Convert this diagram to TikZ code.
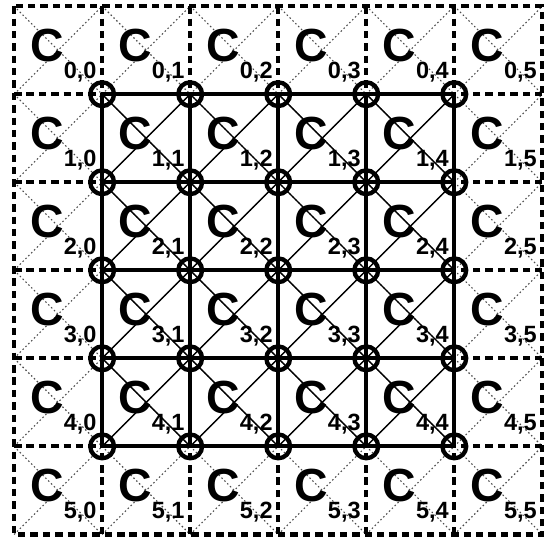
\documentclass[tikz,border=0pt]{standalone}
\usepackage{fontspec}
\setmainfont{Liberation Sans}

\tikzset{
  dashedline/.style={line width=1.35pt, dash pattern=on 2.4pt off 1.6pt},
  gridline/.style={line width=1.3pt},
  diagline/.style={line width=0.45pt},
  dotline/.style={line width=0.35pt, gray!60!black, dash pattern=on 0.5pt off 0.8pt},
  junction/.style={circle, draw, line width=1.4pt, minimum size=0.27cm, inner sep=0pt},
  celllabel/.style={font=\bfseries, inner sep=0pt}
}
\newcommand{\cellname}[2]{{\fontsize{15}{16}\selectfont C}\raisebox{-5.5pt}{\fontsize{7.6}{8}\selectfont #1,#2}}

\begin{document}
\begin{tikzpicture}

  \useasboundingbox (-0.16,-0.12) rectangle (6.03,6.07);

  % Corners of the outer frame
  \coordinate (nw) at (0,6);
  \coordinate (se) at (6,0);

  % Junctions of the inner grid
  \foreach \r in {1,...,5}
    \foreach \c in {1,...,5}
      \coordinate (j-\r-\c) at (\c,6-\r);

  % Dotted diagonals in every cell
  \foreach \r in {0,...,5}
    \foreach \c in {0,...,5} {
      \draw[dotline] (\c,6-\r) -- (\c+1,5-\r);
      \draw[dotline] (\c,5-\r) -- (\c+1,6-\r);
    }

  % Solid diagonals inside the inner grid
  \foreach \r in {1,...,4}
    \foreach \c in {1,...,4} {
      \pgfmathtruncatemacro{\rr}{\r+1}
      \pgfmathtruncatemacro{\cc}{\c+1}
      \draw[diagline] (j-\r-\c) -- (j-\rr-\cc);
      \draw[diagline] (j-\rr-\c) -- (j-\r-\cc);
    }

  % Dashed outer frame and stubs
  \draw[dashedline] (nw) rectangle (se);
  \foreach \k in {1,...,5} {
    \coordinate (top-\k) at (\k,6);
    \coordinate (bot-\k) at (\k,0);
    \coordinate (lft-\k) at (0,6-\k);
    \coordinate (rgt-\k) at (6,6-\k);
    \draw[dashedline] (top-\k) -- (j-1-\k);
    \draw[dashedline] (bot-\k) -- (j-5-\k);
    \draw[dashedline] (lft-\k) -- (j-\k-1);
    \draw[dashedline] (rgt-\k) -- (j-\k-5);
  }

  % Solid inner grid
  \foreach \k in {1,...,5} {
    \draw[gridline] (j-1-\k) -- (j-5-\k);
    \draw[gridline] (j-\k-1) -- (j-\k-5);
  }

  % Circles at the junctions
  \foreach \r in {1,...,5}
    \foreach \c in {1,...,5}
      \node[junction] (o-\r-\c) at (j-\r-\c) {};

  % Cell labels
  \foreach \r in {0,...,5}
    \foreach \c in {0,...,5}
      \node[celllabel] (c-\r-\c) at (\c+0.56,5.44-\r) {\cellname{\r}{\c}};

\end{tikzpicture}
\end{document}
════════════════════
DO THIS: Omit the pictures and reproduce the listing exactly.

FINAL RESULT:
Convert this diagram to TikZ code.
\documentclass[tikz,border=0pt]{standalone}
\usepackage{fontspec}
\setmainfont{Liberation Sans}

\tikzset{
  dashedline/.style={line width=1.35pt, dash pattern=on 2.4pt off 1.6pt},
  gridline/.style={line width=1.3pt},
  diagline/.style={line width=0.45pt},
  dotline/.style={line width=0.35pt, gray!60!black, dash pattern=on 0.5pt off 0.8pt},
  junction/.style={circle, draw, line width=1.4pt, minimum size=0.27cm, inner sep=0pt},
  celllabel/.style={font=\bfseries, inner sep=0pt}
}
\newcommand{\cellname}[2]{{\fontsize{15}{16}\selectfont C}\raisebox{-5.5pt}{\fontsize{7.6}{8}\selectfont #1,#2}}

\begin{document}
\begin{tikzpicture}

  \useasboundingbox (-0.16,-0.12) rectangle (6.03,6.07);

  % Corners of the outer frame
  \coordinate (nw) at (0,6);
  \coordinate (se) at (6,0);

  % Junctions of the inner grid
  \foreach \r in {1,...,5}
    \foreach \c in {1,...,5}
      \coordinate (j-\r-\c) at (\c,6-\r);

  % Dotted diagonals in every cell
  \foreach \r in {0,...,5}
    \foreach \c in {0,...,5} {
      \draw[dotline] (\c,6-\r) -- (\c+1,5-\r);
      \draw[dotline] (\c,5-\r) -- (\c+1,6-\r);
    }

  % Solid diagonals inside the inner grid
  \foreach \r in {1,...,4}
    \foreach \c in {1,...,4} {
      \pgfmathtruncatemacro{\rr}{\r+1}
      \pgfmathtruncatemacro{\cc}{\c+1}
      \draw[diagline] (j-\r-\c) -- (j-\rr-\cc);
      \draw[diagline] (j-\rr-\c) -- (j-\r-\cc);
    }

  % Dashed outer frame and stubs
  \draw[dashedline] (nw) rectangle (se);
  \foreach \k in {1,...,5} {
    \coordinate (top-\k) at (\k,6);
    \coordinate (bot-\k) at (\k,0);
    \coordinate (lft-\k) at (0,6-\k);
    \coordinate (rgt-\k) at (6,6-\k);
    \draw[dashedline] (top-\k) -- (j-1-\k);
    \draw[dashedline] (bot-\k) -- (j-5-\k);
    \draw[dashedline] (lft-\k) -- (j-\k-1);
    \draw[dashedline] (rgt-\k) -- (j-\k-5);
  }

  % Solid inner grid
  \foreach \k in {1,...,5} {
    \draw[gridline] (j-1-\k) -- (j-5-\k);
    \draw[gridline] (j-\k-1) -- (j-\k-5);
  }

  % Circles at the junctions
  \foreach \r in {1,...,5}
    \foreach \c in {1,...,5}
      \node[junction] (o-\r-\c) at (j-\r-\c) {};

  % Cell labels
  \foreach \r in {0,...,5}
    \foreach \c in {0,...,5}
      \node[celllabel] (c-\r-\c) at (\c+0.56,5.44-\r) {\cellname{\r}{\c}};

\end{tikzpicture}
\end{document}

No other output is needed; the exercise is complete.